**WHAT THE TASK ASKS**
Below is a listing to write out in full, exactly as given, without its pictures.
━━ DATA SECTION ━━
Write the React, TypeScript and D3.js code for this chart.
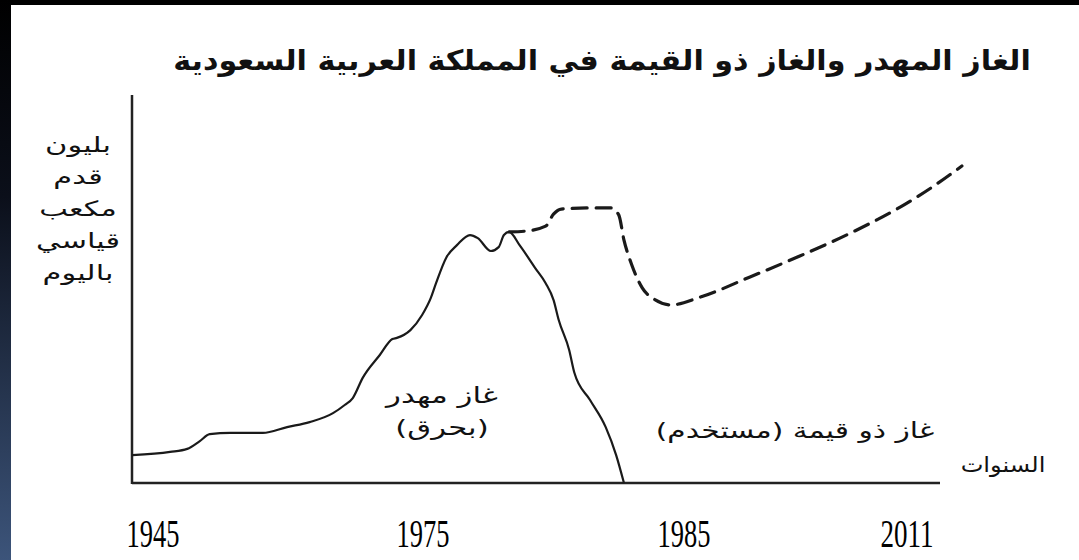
import React from 'react';
import * as d3 from 'd3';

// x labels (years) — the original axis is not proportional, so a piecewise scale is used
const yearTicks = [1945, 1975, 1985, 2011];

// flared gas (solid) — [year, billion scf/day, arbitrary units]
const flaredYears = [1942.7, 1946.9, 1948.8, 1950.2, 1951.3, 1953.6, 1957.2, 1959.9, 1962.4, 1965.0, 1966.3, 1967.2, 1968.3, 1970.2, 1971.6, 1972.1, 1973.6, 1974.9, 1975.3, 1975.5, 1975.9, 1976.3, 1976.8, 1977.1, 1977.6, 1977.9, 1978.1, 1978.3, 1978.7, 1979.3, 1979.7, 1980.0, 1980.2, 1980.6, 1980.8, 1981.4, 1982.0, 1982.4, 1982.7];
const flaredValues = [0.72, 0.8, 0.88, 1.08, 1.26, 1.29, 1.29, 1.44, 1.57, 1.8, 2.01, 2.19, 2.71, 3.3, 3.71, 3.74, 3.94, 4.33, 4.77, 5.15, 5.82, 6.13, 6.39, 6.31, 5.98, 6.08, 6.39, 6.47, 6.13, 5.54, 5.15, 4.72, 4.2, 3.43, 2.84, 2.14, 1.44, 0.72, 0];

// utilised gas (dashed)
const usedYears = [1978.3, 1978.9, 1979.7, 1980.0, 1980.3, 1981.4, 1982.2, 1982.5, 1982.7, 1983.0, 1983.4, 1983.9, 1984.5, 1986.9, 1992.7, 1998.5, 2004.4, 2010.2, 2014.3, 2017.4];
const usedValues = [6.47, 6.49, 6.62, 6.93, 7.06, 7.09, 7.09, 6.91, 6.26, 5.62, 5.03, 4.72, 4.59, 4.79, 5.31, 5.85, 6.44, 7.11, 7.68, 8.17];

const title = 'الغاز المهدر والغاز ذو القيمة في المملكة العربية السعودية';
const yLabelLines = ['بليون', 'قدم', 'مكعب', 'قياسي', 'باليوم'];
const xLabel = 'السنوات';
const flaredLabel = ['غاز مهدر', '(بحرق)'];
const usedLabel = 'غاز ذو قيمة (مستخدم)';

const W = 1079;
const H = 560;
const plotLeft = 132;
const plotRight = 940;
const plotTop = 95;
const plotBottom = 483;

const arabicFont = '"DejaVu Sans", "Liberation Sans", sans-serif';

// the source used a wider Arabic face, so glyphs get stretched horizontally
function ArText({ cx, y, size, sx, bold, children }: { cx: number; y: number; size: number; sx: number; bold?: boolean; children: string }) {
  return (
    <text
      transform={`translate(${cx},${y}) scale(${sx},1)`}
      textAnchor="middle"
      direction="rtl"
      fontFamily={arabicFont}
      fontWeight={bold ? 'bold' : 'normal'}
      fontSize={size}
      fill="#111"
    >
      {children}
    </text>
  );
}

export default function App() {
  const x = d3.scaleLinear().domain(yearTicks).range([153, 423, 684, 907]);
  const y = d3.scaleLinear().domain([0, 10]).range([plotBottom, plotTop]);

  const line = d3
    .line<[number, number]>()
    .x((d) => x(d[0]))
    .y((d) => y(d[1]))
    .curve(d3.curveMonotoneX);

  const flared = flaredYears.map((yr, i) => [yr, flaredValues[i]] as [number, number]);
  const used = usedYears.map((yr, i) => [yr, usedValues[i]] as [number, number]);

  return (
    <svg width={W} height={H} style={{ position: 'absolute', left: 0, top: 0, background: '#fff' }}>
      <defs>
        <linearGradient id="edge" x1="0" y1="0" x2="0" y2="1">
          <stop offset="0%" stopColor="#000" />
          <stop offset="35%" stopColor="#0b0f1a" />
          <stop offset="100%" stopColor="#3c547a" />
        </linearGradient>
      </defs>
      <rect x={0} y={0} width={W} height={H} fill="#fff" />
      <rect x={0} y={0} width={W} height={5} fill="#000" />
      <rect x={0} y={0} width={11} height={H} fill="url(#edge)" />

      {/* title */}
      <ArText cx={602} y={70} size={28} sx={1.08} bold>
        {title}
      </ArText>

      {/* y label */}
      {yLabelLines.map((t, i) => (
        <ArText key={t} cx={78} y={152 + i * 32} size={21} sx={1.45}>
          {t}
        </ArText>
      ))}

      {/* axes */}
      <line x1={plotLeft} x2={plotLeft} y1={plotTop} y2={plotBottom + 1} stroke="#222" strokeWidth={2.5} />
      <line x1={plotLeft} x2={plotRight} y1={plotBottom} y2={plotBottom} stroke="#222" strokeWidth={2.5} />

      {/* series */}
      <path d={line(flared) || ''} fill="none" stroke="#1a1a1a" strokeWidth={2.2} strokeLinejoin="round" />
      <path
        d={line(used) || ''}
        fill="none"
        stroke="#1a1a1a"
        strokeWidth={3.2}
        strokeDasharray="15 9"
        strokeLinecap="round"
      />

      {/* year labels */}
      {yearTicks.map((yr) => (
        <text
          key={yr}
          x={x(yr)}
          y={547}
          textAnchor="middle"
          fontFamily='"Liberation Serif", "Times New Roman", serif'
          fontSize={40}
          textLength={53}
          lengthAdjust="spacingAndGlyphs"
          fill="#000"
        >
          {yr}
        </text>
      ))}

      <ArText cx={1003} y={472} size={21} sx={1.15}>
        {xLabel}
      </ArText>

      {flaredLabel.map((t, i) => (
        <ArText key={t} cx={442} y={403 + i * 32} size={22} sx={1.4}>
          {t}
        </ArText>
      ))}

      <ArText cx={795} y={438} size={22} sx={1.35}>
        {usedLabel}
      </ArText>
    </svg>
  );
}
━━━
**CORRECT RESULT**
Write the React, TypeScript and D3.js code for this chart.
import React from 'react';
import * as d3 from 'd3';

// x labels (years) — the original axis is not proportional, so a piecewise scale is used
const yearTicks = [1945, 1975, 1985, 2011];

// flared gas (solid) — [year, billion scf/day, arbitrary units]
const flaredYears = [1942.7, 1946.9, 1948.8, 1950.2, 1951.3, 1953.6, 1957.2, 1959.9, 1962.4, 1965.0, 1966.3, 1967.2, 1968.3, 1970.2, 1971.6, 1972.1, 1973.6, 1974.9, 1975.3, 1975.5, 1975.9, 1976.3, 1976.8, 1977.1, 1977.6, 1977.9, 1978.1, 1978.3, 1978.7, 1979.3, 1979.7, 1980.0, 1980.2, 1980.6, 1980.8, 1981.4, 1982.0, 1982.4, 1982.7];
const flaredValues = [0.72, 0.8, 0.88, 1.08, 1.26, 1.29, 1.29, 1.44, 1.57, 1.8, 2.01, 2.19, 2.71, 3.3, 3.71, 3.74, 3.94, 4.33, 4.77, 5.15, 5.82, 6.13, 6.39, 6.31, 5.98, 6.08, 6.39, 6.47, 6.13, 5.54, 5.15, 4.72, 4.2, 3.43, 2.84, 2.14, 1.44, 0.72, 0];

// utilised gas (dashed)
const usedYears = [1978.3, 1978.9, 1979.7, 1980.0, 1980.3, 1981.4, 1982.2, 1982.5, 1982.7, 1983.0, 1983.4, 1983.9, 1984.5, 1986.9, 1992.7, 1998.5, 2004.4, 2010.2, 2014.3, 2017.4];
const usedValues = [6.47, 6.49, 6.62, 6.93, 7.06, 7.09, 7.09, 6.91, 6.26, 5.62, 5.03, 4.72, 4.59, 4.79, 5.31, 5.85, 6.44, 7.11, 7.68, 8.17];

const title = 'الغاز المهدر والغاز ذو القيمة في المملكة العربية السعودية';
const yLabelLines = ['بليون', 'قدم', 'مكعب', 'قياسي', 'باليوم'];
const xLabel = 'السنوات';
const flaredLabel = ['غاز مهدر', '(بحرق)'];
const usedLabel = 'غاز ذو قيمة (مستخدم)';

const W = 1079;
const H = 560;
const plotLeft = 132;
const plotRight = 940;
const plotTop = 95;
const plotBottom = 483;

const arabicFont = '"DejaVu Sans", "Liberation Sans", sans-serif';

// the source used a wider Arabic face, so glyphs get stretched horizontally
function ArText({ cx, y, size, sx, bold, children }: { cx: number; y: number; size: number; sx: number; bold?: boolean; children: string }) {
  return (
    <text
      transform={`translate(${cx},${y}) scale(${sx},1)`}
      textAnchor="middle"
      direction="rtl"
      fontFamily={arabicFont}
      fontWeight={bold ? 'bold' : 'normal'}
      fontSize={size}
      fill="#111"
    >
      {children}
    </text>
  );
}

export default function App() {
  const x = d3.scaleLinear().domain(yearTicks).range([153, 423, 684, 907]);
  const y = d3.scaleLinear().domain([0, 10]).range([plotBottom, plotTop]);

  const line = d3
    .line<[number, number]>()
    .x((d) => x(d[0]))
    .y((d) => y(d[1]))
    .curve(d3.curveMonotoneX);

  const flared = flaredYears.map((yr, i) => [yr, flaredValues[i]] as [number, number]);
  const used = usedYears.map((yr, i) => [yr, usedValues[i]] as [number, number]);

  return (
    <svg width={W} height={H} style={{ position: 'absolute', left: 0, top: 0, background: '#fff' }}>
      <defs>
        <linearGradient id="edge" x1="0" y1="0" x2="0" y2="1">
          <stop offset="0%" stopColor="#000" />
          <stop offset="35%" stopColor="#0b0f1a" />
          <stop offset="100%" stopColor="#3c547a" />
        </linearGradient>
      </defs>
      <rect x={0} y={0} width={W} height={H} fill="#fff" />
      <rect x={0} y={0} width={W} height={5} fill="#000" />
      <rect x={0} y={0} width={11} height={H} fill="url(#edge)" />

      {/* title */}
      <ArText cx={602} y={70} size={28} sx={1.08} bold>
        {title}
      </ArText>

      {/* y label */}
      {yLabelLines.map((t, i) => (
        <ArText key={t} cx={78} y={152 + i * 32} size={21} sx={1.45}>
          {t}
        </ArText>
      ))}

      {/* axes */}
      <line x1={plotLeft} x2={plotLeft} y1={plotTop} y2={plotBottom + 1} stroke="#222" strokeWidth={2.5} />
      <line x1={plotLeft} x2={plotRight} y1={plotBottom} y2={plotBottom} stroke="#222" strokeWidth={2.5} />

      {/* series */}
      <path d={line(flared) || ''} fill="none" stroke="#1a1a1a" strokeWidth={2.2} strokeLinejoin="round" />
      <path
        d={line(used) || ''}
        fill="none"
        stroke="#1a1a1a"
        strokeWidth={3.2}
        strokeDasharray="15 9"
        strokeLinecap="round"
      />

      {/* year labels */}
      {yearTicks.map((yr) => (
        <text
          key={yr}
          x={x(yr)}
          y={547}
          textAnchor="middle"
          fontFamily='"Liberation Serif", "Times New Roman", serif'
          fontSize={40}
          textLength={53}
          lengthAdjust="spacingAndGlyphs"
          fill="#000"
        >
          {yr}
        </text>
      ))}

      <ArText cx={1003} y={472} size={21} sx={1.15}>
        {xLabel}
      </ArText>

      {flaredLabel.map((t, i) => (
        <ArText key={t} cx={442} y={403 + i * 32} size={22} sx={1.4}>
          {t}
        </ArText>
      ))}

      <ArText cx={795} y={438} size={22} sx={1.35}>
        {usedLabel}
      </ArText>
    </svg>
  );
}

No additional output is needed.